Magnetic Resonance Imaging (MRI) plays a vital role in diagnosis, management and monitoring of many childhood diseases. However, a complete examination is slow and requires the use of general anaesthesia (GA) in children under 8years. This fellowship will develop Machine Learning (ML) techniques to speed up the acquisition of MRI data, reducing total scan times from ~1hour to ~10minutes. Motion correction techniques will be incorporated to reduce the need for patient cooperation, making it possible to dispense with GA. In addition, fast and accurate image interpretation tools will be created, to help efficient and reproducible analysis and disease classification.

Impact on Patients;
Combined, this will make MRIs safer, more comfortable and less daunting, improving children's experience. The work will also increase accessibility and tolerance of MRI in paediatric diseases, allowing it to be used more routinely, both for initial diagnosis and follow-up of childhood illness.

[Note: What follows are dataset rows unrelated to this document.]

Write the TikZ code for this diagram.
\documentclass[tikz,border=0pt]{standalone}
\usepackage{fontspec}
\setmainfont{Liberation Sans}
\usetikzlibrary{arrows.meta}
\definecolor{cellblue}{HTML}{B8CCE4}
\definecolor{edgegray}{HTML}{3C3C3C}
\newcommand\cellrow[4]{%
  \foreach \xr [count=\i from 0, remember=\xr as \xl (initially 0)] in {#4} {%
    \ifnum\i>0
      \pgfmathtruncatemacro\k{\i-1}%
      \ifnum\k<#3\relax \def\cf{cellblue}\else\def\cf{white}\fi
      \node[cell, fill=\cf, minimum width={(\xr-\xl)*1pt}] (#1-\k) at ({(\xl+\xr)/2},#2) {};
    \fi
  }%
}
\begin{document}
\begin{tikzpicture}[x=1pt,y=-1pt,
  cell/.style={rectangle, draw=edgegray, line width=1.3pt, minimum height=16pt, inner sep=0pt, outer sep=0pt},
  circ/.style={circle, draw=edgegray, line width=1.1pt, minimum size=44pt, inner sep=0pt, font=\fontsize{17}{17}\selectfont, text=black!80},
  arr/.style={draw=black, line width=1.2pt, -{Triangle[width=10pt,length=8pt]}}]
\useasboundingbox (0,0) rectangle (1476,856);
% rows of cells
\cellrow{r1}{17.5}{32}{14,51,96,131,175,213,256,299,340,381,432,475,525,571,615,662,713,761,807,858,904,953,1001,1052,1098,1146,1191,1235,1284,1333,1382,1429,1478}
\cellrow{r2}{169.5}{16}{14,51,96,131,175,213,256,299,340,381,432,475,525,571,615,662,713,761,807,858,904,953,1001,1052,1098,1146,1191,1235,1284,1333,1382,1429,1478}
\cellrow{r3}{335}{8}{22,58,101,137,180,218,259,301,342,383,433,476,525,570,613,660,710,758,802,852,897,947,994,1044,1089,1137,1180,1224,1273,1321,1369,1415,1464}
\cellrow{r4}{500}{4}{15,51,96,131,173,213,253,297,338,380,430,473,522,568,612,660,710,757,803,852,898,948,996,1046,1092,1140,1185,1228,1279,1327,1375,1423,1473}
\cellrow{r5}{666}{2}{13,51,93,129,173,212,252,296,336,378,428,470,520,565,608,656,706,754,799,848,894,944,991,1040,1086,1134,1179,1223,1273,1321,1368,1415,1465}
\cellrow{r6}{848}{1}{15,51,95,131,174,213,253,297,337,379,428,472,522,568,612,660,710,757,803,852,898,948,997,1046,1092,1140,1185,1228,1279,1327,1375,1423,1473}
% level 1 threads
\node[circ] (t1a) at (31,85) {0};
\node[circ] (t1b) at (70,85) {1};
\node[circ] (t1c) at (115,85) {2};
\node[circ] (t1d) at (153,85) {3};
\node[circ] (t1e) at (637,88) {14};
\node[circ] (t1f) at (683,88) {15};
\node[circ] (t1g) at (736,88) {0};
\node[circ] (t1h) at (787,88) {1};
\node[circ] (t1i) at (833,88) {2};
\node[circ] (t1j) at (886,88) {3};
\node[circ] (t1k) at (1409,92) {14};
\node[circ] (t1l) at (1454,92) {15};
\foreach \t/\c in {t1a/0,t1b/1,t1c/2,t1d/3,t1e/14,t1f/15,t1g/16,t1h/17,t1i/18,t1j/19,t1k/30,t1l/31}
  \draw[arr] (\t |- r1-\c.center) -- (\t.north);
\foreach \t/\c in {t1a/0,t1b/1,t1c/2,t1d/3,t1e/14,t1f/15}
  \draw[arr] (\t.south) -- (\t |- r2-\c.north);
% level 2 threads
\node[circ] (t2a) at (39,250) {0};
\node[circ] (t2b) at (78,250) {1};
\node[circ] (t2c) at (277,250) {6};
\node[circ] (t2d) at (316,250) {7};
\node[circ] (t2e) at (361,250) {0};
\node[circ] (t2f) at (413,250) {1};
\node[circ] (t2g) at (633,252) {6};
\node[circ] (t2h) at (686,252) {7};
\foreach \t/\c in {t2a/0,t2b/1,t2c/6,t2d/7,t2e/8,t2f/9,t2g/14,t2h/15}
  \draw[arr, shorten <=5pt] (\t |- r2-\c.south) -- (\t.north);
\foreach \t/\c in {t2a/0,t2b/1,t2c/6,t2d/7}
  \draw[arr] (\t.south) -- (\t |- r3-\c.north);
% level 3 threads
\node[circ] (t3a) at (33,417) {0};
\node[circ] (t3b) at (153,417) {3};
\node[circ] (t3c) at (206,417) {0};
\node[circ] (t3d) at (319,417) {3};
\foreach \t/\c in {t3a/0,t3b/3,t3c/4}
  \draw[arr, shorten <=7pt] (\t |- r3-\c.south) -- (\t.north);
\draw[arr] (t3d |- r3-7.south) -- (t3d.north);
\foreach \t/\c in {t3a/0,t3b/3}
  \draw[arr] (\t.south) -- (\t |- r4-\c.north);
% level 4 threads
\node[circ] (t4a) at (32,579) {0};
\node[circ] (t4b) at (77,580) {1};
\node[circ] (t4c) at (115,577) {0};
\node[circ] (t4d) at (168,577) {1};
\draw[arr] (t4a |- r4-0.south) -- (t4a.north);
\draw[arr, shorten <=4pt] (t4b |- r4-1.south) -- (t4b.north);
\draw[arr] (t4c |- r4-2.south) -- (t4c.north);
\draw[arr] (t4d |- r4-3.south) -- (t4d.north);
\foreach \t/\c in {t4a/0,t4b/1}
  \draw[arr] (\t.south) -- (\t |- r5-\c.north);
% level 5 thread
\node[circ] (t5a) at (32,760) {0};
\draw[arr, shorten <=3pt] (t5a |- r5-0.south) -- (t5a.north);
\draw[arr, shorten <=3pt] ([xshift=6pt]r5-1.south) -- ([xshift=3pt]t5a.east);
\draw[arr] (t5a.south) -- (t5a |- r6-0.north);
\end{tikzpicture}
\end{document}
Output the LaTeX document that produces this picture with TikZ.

Together with improved image quality, reduced motion artefact, as well as higher resolution imaging and/or acquisition of additional data, these have the potential to improve diagnostic accuracy, monitoring and hence outcomes in childhood diseases.

Impact on Clinical Research;
In the short-term, these technologies will position the UK at the forefront of clinical research, and encourage pharmaceutical companies to use MRI in clinical trials. This is because they will reduce scan costs and simplify recruitment by enabling research scans to be performed on clinical patients (due to more efficient protocols). Additional populations may be recruited, where MRI may not have been ethically acceptable or practical before because of the need for GA or long scan times-improving understanding of other diseases. Additionally, more scans may be performed, improving the quality of data, allowing higher resolution imaging or acquisition of additional data.

Impact on NHS;
In the mid-term, benefits to the NHS include reduced risk and cost of GA, allowing redeployment of valuable anaesthetic staff and reducing pressure on equipment and hospital beds. Reduced requirements for patient compliance will reduce unsatisfactory scans and recall rates. Shortened scan times will reduce scan costs and allow an increase the number of patients that can be examined each day, ultimately reducing waiting lists. The technologies will help improve diagnosis and management of paediatric disease, preventing cost and side effects of ineffective treatment. By achieving high quality, fast scanning using existing scanner technology, these techniques may also reduce the need to upgrade scanners.

Other Clinical Applications;
The proposed techniques can also be applied to MRI of other systems, e.g. musculoskeletal or gastrointestinal imaging, as well as to adult MRI protocols, where similar benefits to patients, research studies and the NHS can be achieved. In the long term, it is possible these technologies may enable MRI to replace CT in some cases-eliminating the need for ionising radiation and CT contrast agent, reducing risk to patients, and freeing up CT resources.

Worldwide and Industrial Impact;
These technologies have the potential to transform paediatric MRI from an expensive, infrequently used technique, into a high throughput imaging technique that is routinely used clinically and in research studies in paediatric disease. Reduced scan times and costs would also have worldwide healthcare impact, including in countries where MRI is currently still too expensive for widespread use. This makes these technologies attractive to MRI scanner manufacturers, opening up new markets. Additionally, existing rolling software updates to existing MRI scanners enable worldwide deployment of these new techniques. Existing links with Siemens Healthcare (who are project partners), will allow short term translation to other sites and ultimately integration into the vendor's product.